• **Given task**:
Give back exactly the lines from the beginning of the listing below to the line holding "color(25bp)=(vpurple); color(50bp)=(vmid); color(75bp)=(vteal);", both ends included; the pictures stay out.

• **Information shown**:
--*--

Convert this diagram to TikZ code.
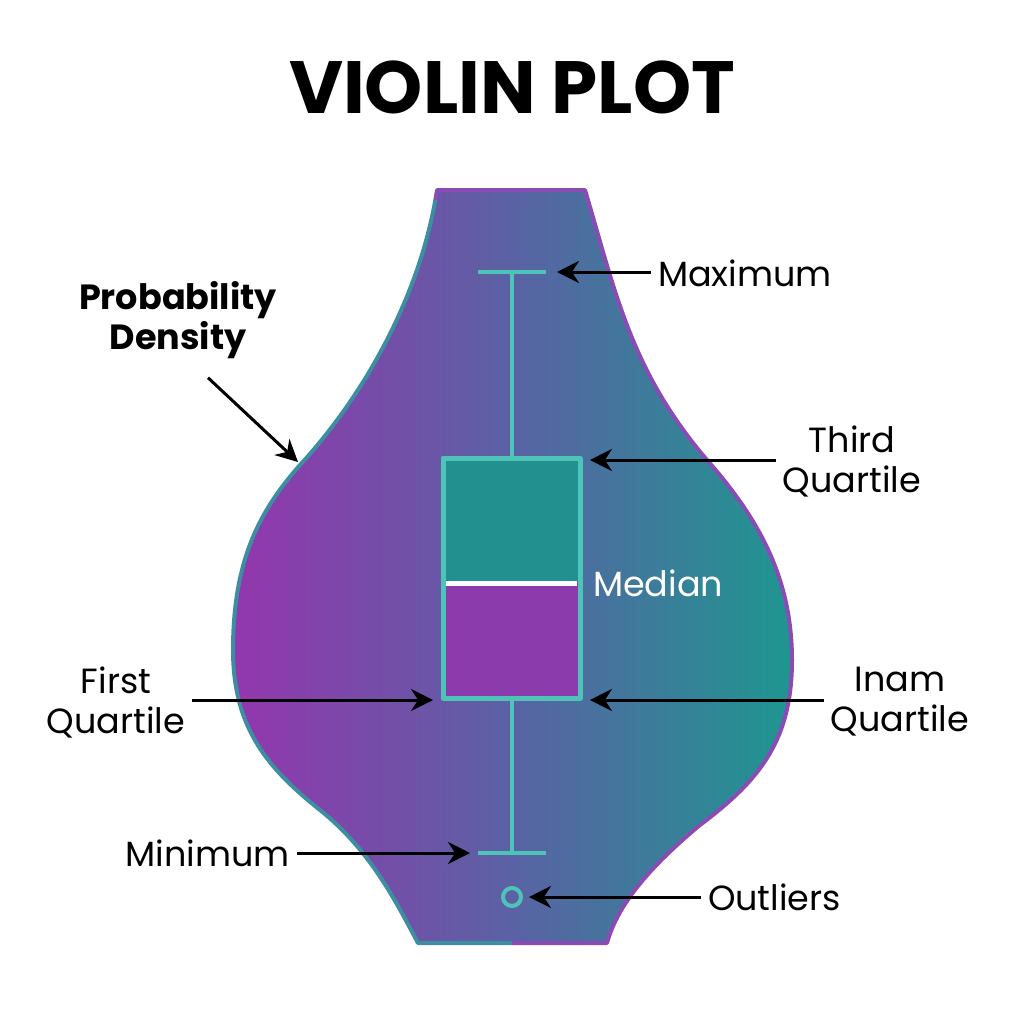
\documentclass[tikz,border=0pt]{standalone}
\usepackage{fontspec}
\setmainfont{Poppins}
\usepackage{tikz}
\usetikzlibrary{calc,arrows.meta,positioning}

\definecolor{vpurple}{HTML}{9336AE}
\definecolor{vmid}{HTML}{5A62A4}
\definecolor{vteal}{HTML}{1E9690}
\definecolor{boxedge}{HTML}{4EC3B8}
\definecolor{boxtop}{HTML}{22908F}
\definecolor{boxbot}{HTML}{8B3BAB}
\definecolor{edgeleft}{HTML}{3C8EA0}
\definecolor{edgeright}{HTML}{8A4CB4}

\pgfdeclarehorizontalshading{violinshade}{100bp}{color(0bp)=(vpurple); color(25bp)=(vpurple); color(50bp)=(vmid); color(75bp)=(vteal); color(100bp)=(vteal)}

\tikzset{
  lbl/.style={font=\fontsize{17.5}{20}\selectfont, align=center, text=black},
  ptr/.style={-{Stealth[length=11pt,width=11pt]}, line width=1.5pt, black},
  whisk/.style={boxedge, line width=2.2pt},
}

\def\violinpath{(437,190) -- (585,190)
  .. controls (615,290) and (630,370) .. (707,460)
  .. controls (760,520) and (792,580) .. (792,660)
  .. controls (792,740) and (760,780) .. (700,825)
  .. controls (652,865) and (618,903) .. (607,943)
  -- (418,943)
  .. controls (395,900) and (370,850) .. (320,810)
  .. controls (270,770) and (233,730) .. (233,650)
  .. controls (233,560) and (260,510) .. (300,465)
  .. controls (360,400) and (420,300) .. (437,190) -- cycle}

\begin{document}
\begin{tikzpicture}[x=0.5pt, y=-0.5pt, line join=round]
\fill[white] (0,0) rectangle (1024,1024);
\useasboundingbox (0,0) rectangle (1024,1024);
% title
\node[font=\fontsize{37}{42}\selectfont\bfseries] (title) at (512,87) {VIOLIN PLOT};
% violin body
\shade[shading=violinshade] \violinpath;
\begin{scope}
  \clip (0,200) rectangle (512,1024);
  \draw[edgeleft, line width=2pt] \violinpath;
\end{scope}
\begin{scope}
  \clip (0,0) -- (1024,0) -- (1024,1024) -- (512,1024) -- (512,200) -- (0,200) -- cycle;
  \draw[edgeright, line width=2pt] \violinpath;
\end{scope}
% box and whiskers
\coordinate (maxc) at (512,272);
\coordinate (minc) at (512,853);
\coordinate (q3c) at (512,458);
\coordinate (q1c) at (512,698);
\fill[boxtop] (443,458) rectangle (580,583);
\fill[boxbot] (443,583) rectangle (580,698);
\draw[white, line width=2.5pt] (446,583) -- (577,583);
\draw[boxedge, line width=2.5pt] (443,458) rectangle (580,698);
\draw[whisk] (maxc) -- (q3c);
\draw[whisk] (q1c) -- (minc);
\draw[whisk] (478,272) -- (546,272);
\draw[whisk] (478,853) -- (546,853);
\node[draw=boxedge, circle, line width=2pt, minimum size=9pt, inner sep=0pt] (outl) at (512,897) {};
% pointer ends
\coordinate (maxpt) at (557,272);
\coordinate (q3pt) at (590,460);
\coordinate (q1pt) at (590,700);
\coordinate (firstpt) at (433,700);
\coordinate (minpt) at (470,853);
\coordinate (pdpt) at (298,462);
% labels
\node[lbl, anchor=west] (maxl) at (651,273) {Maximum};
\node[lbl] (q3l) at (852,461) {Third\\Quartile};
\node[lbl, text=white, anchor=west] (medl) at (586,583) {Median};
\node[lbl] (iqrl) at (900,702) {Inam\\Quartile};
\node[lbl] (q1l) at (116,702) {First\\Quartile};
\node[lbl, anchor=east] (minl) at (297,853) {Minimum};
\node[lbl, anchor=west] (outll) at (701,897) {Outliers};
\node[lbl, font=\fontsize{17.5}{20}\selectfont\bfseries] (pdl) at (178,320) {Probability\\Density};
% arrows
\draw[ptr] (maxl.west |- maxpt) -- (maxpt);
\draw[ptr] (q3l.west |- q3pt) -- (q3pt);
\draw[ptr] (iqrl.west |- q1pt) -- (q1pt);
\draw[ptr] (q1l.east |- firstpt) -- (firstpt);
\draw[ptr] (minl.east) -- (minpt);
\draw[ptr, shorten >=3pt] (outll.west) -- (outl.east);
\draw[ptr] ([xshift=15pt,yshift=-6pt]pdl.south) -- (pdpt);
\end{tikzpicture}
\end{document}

--*--

• **Answer to this problem**:
Convert this diagram to TikZ code.
\documentclass[tikz,border=0pt]{standalone}
\usepackage{fontspec}
\setmainfont{Poppins}
\usepackage{tikz}
\usetikzlibrary{calc,arrows.meta,positioning}

\definecolor{vpurple}{HTML}{9336AE}
\definecolor{vmid}{HTML}{5A62A4}
\definecolor{vteal}{HTML}{1E9690}
\definecolor{boxedge}{HTML}{4EC3B8}
\definecolor{boxtop}{HTML}{22908F}
\definecolor{boxbot}{HTML}{8B3BAB}
\definecolor{edgeleft}{HTML}{3C8EA0}
\definecolor{edgeright}{HTML}{8A4CB4}

\pgfdeclarehorizontalshading{violinshade}{100bp}{color(0bp)=(vpurple); color(25bp)=(vpurple); color(50bp)=(vmid); color(75bp)=(vteal); color(100bp)=(vteal)}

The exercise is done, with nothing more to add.